Mandel Fellowship Book Reviews


book cover used by permission of Houghton MifflinThe Island on Bird Street 
Uri Orlev
Boston: Houghton Mifflin, 1984

Reviewed by:
Marti Matyska
Menominee Indian School District
Kenshena, Wisconsin


There is a 17th Century writing on a gravestone that reads: “All that man needs are these: love, work, and hope.” The novel The Island on Bird Street by Uri Orlev, and translated by Hillel Halkin, exemplifies this epitaph written so long ago. 

In the Introduction to the novel, the author encourages the reader to imagine an occupied city; he sets you up for a personal experience, and you learn that he once lived in such a place. So, when you finish the novel, you know you were reading fiction based on someone’s personal experience.
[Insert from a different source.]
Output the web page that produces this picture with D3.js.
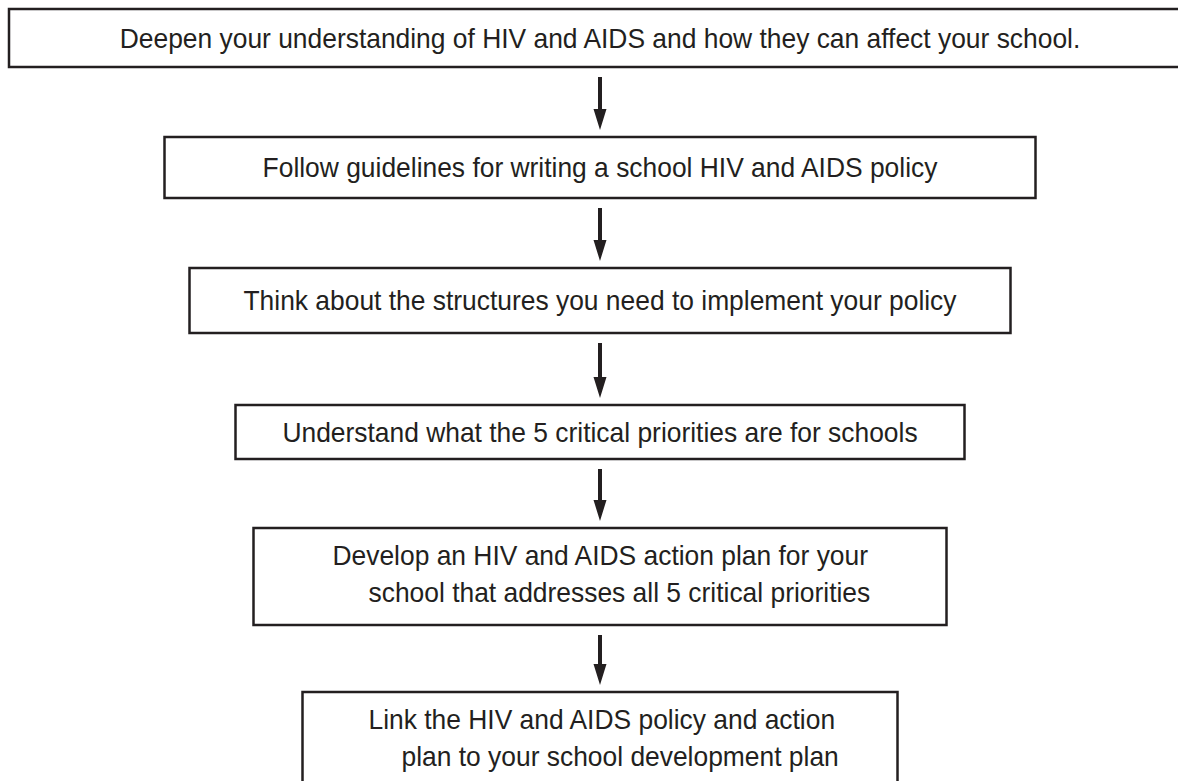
<!DOCTYPE html>
<html lang="en">
<head>
  <meta charset="UTF-8">
  <title>School HIV and AIDS policy steps</title>
  <script src="https://d3js.org/d3.v7.min.js"></script>
  <style>
    body { margin: 0; background: #fff; }
    text {
      font-family: "Liberation Sans", Arial, Helvetica, sans-serif;
      font-size: 28px;
      fill: #231f20;
    }
  </style>
</head>
<body>

<svg width="1178" height="781"></svg>

<script>
  // Text of each step, one array per step (lines)
  var step1 = ["Deepen your understanding of HIV and AIDS and how they can affect your school."];
  var step2 = ["Follow guidelines for writing a school HIV and AIDS policy"];
  var step3 = ["Think about the structures you need to implement your policy"];
  var step4 = ["Understand what the 5 critical priorities are for schools"];
  var step5 = ["Develop an HIV and AIDS action plan for your", "school that addresses all 5 critical priorities"];
  var step6 = ["Link the HIV and AIDS policy and action", "plan to your school development plan"];
  var steps = [step1, step2, step3, step4, step5, step6];

  // Layout of the boxes (top, height, width) - all centred on the same axis
  var boxTop = [9, 137, 268, 405, 528, 692];
  var boxHeight = [58, 61, 65, 54, 97, 110];
  var boxWidth = [1182, 871, 821, 729, 693, 595];
  // left offset of each text line inside multi-line boxes (null = centred)
  var lineOffset = [[null], [null], [null], [null], [79, 115], [66, 99]];

  var svg = d3.select("svg"),
      width = +svg.attr("width"),
      height = +svg.attr("height");

  var cx = 600;
  var ink = "#231f20";
  var squeeze = 0.943; // the type in the original is slightly condensed

  var boxes = steps.map(function(lines, i) {
    return {
      lines: lines,
      x: cx - boxWidth[i] / 2,
      y: boxTop[i],
      w: boxWidth[i],
      h: boxHeight[i],
      offs: lineOffset[i]
    };
  });

  // boxes
  var g = svg.selectAll("g.step")
    .data(boxes)
    .enter().append("g")
      .attr("class", "step");

  g.append("rect")
    .attr("x", function(d) { return d.x; })
    .attr("y", function(d) { return d.y; })
    .attr("width", function(d) { return d.w; })
    .attr("height", function(d) { return d.h; })
    .attr("fill", "#fff")
    .attr("stroke", ink)
    .attr("stroke-width", 2.5);

  g.each(function(d) {
    var sel = d3.select(this);
    d.lines.forEach(function(line, j) {
      var t = sel.append("text").text(line);
      var tx, ty;
      if (d.offs[j] === null) {
        tx = cx; ty = d.y + d.h / 2 + 9.5;
        t.attr("text-anchor", "middle");
      } else {
        tx = d.x + d.offs[j]; ty = d.y + 37 + j * 37;
      }
      t.attr("transform", "translate(" + tx + "," + ty + ") scale(" + squeeze + ",1)");
    });
  });

  // arrows between consecutive boxes
  var arrows = d3.pairs(boxes).map(function(p) {
    return { y0: p[0].y + p[0].h + 10, y1: p[1].y - 7 };
  });

  var arrow = function(d) {
    var headLen = 21, headW = 6.5, shaft = 2;
    var yh = d.y1 - headLen;
    return d3.line()([
      [cx - shaft, d.y0], [cx + shaft, d.y0], [cx + shaft, yh],
      [cx + headW, yh], [cx, d.y1], [cx - headW, yh],
      [cx - shaft, yh]
    ]) + "Z";
  };

  svg.selectAll("path.arrow")
    .data(arrows)
    .enter().append("path")
      .attr("class", "arrow")
      .attr("d", arrow)
      .attr("fill", ink);
</script>

</body>
</html>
German soldiers have separated the main character, Alex, from his father. Alex is a young, Jewish boy whose mother has already been lost to the Holocaust. He promises to hide and wait for his father at 78 Bird Street in the evacuated Polish Ghetto. Days go by; his father does not come, and he comes to understand that he must make himself a safe home. Then Alex realizes that his house is like an island, and he begins his life as a modern day Robinson Crusoe. He even has a buddy like Robinson’s man Friday; only Alex’s friend is a white mouse named Snow. Alex does have human contact---he is able to sneak out, and there are many people hiding in this supposedly empty Ghetto. Unfortunately, some of the people bring danger. It is interesting to watch how the boy handles both the people and the danger. 

This young adult book, translated from Hebrew, keeps the reader in suspense because, of course, you want to know whether or not his father will return; but, secondarily, you what to know what Alex will do next to make his hide-out better. All this emphasis on plot makes the story line stronger than most other Holocaust readings. There is a killing in the story, which may present problems to some younger readers. The event is presented as a necessary death. It would, understandably, be difficult to write about the Holocaust without referring to violence.

The Island on Bird Street is a good novel about life. Alex has all he needs. He has love with Snow and outside friends; he has work in the intensive maintenance of his temporary home; and, of course, he has hope that his father will return.